>>>

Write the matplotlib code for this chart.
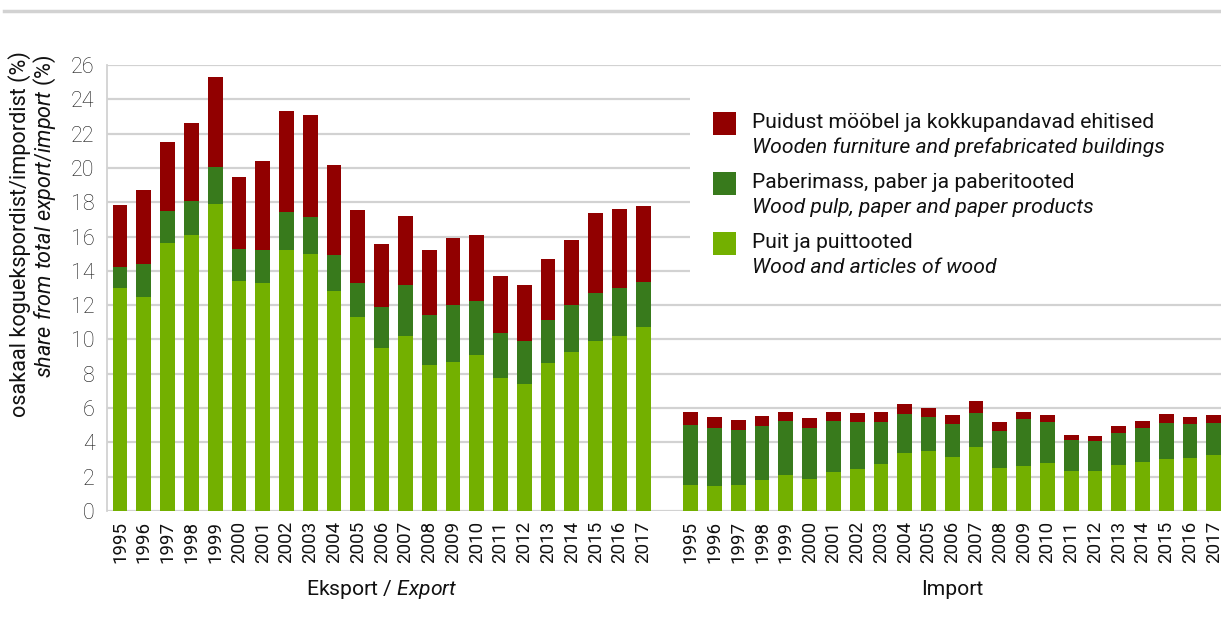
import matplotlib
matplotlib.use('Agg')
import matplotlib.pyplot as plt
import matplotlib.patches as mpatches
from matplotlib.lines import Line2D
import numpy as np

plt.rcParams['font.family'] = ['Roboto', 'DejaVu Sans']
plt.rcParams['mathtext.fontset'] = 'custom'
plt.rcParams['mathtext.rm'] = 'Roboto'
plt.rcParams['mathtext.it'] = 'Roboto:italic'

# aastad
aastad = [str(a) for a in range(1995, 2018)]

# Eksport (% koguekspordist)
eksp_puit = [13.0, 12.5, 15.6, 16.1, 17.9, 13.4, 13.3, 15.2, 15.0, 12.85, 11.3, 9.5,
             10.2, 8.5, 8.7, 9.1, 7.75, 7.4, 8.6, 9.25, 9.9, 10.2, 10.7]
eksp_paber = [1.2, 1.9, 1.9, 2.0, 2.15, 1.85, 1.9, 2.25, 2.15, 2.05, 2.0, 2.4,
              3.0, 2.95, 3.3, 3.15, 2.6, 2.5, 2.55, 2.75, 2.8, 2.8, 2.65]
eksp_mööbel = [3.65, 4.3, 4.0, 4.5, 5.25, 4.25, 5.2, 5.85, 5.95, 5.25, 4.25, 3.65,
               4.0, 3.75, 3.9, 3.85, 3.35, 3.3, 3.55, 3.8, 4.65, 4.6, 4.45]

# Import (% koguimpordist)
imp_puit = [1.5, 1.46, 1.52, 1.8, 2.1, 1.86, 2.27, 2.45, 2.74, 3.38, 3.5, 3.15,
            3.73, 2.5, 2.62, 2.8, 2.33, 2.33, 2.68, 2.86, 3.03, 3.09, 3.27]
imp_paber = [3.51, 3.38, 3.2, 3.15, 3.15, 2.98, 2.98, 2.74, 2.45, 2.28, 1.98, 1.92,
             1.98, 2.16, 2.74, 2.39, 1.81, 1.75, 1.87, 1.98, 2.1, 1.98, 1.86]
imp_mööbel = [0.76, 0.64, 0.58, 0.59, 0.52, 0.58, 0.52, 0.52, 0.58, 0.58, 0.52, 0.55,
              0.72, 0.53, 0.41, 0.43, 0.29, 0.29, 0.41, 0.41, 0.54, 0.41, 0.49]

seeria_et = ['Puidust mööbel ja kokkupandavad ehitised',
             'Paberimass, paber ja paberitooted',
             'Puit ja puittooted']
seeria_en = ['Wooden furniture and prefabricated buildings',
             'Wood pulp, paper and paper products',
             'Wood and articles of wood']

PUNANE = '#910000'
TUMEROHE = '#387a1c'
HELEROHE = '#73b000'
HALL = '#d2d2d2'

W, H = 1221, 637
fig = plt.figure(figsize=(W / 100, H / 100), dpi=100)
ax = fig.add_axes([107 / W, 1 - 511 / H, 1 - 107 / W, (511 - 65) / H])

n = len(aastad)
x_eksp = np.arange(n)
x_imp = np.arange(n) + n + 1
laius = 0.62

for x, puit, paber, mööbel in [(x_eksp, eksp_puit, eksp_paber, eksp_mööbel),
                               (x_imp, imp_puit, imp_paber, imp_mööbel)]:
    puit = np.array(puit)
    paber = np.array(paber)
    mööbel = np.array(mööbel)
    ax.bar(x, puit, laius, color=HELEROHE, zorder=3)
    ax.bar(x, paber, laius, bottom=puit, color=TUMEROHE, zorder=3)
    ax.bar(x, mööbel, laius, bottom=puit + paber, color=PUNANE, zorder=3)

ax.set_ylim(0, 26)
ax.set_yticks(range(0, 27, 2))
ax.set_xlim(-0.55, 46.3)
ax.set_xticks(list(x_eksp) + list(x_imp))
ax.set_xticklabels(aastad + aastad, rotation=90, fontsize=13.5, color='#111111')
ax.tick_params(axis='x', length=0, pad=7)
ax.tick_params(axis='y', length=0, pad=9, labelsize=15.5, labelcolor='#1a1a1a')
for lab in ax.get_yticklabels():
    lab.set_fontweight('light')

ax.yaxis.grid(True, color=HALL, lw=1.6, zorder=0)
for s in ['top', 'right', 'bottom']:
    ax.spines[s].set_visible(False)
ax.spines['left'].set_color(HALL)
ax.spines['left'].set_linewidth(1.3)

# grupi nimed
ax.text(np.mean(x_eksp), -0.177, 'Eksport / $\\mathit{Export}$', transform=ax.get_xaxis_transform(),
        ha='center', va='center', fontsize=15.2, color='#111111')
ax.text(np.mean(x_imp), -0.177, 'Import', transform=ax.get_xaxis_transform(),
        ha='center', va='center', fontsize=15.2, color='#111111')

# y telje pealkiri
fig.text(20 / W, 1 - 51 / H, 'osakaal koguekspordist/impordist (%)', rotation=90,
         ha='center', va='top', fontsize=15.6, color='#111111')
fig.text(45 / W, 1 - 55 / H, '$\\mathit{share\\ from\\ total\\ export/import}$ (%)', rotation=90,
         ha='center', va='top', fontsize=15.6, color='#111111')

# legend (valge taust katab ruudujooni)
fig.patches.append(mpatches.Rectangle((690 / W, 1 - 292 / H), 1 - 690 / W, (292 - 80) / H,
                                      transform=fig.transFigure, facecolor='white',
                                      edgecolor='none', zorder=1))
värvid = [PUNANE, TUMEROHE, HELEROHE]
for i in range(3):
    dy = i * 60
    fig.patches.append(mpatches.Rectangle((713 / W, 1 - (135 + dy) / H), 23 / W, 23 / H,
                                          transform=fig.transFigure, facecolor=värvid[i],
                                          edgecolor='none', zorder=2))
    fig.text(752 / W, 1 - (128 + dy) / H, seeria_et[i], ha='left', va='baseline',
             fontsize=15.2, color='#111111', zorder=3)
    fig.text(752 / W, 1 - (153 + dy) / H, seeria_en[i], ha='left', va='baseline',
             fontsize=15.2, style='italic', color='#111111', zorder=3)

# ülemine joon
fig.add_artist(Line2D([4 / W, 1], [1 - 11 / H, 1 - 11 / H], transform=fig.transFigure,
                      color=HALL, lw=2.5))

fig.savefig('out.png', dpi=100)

<<<

#### [Written task]
Find how many lines hold the string "matplotlib", and state that number alone.

#### [Reply]
6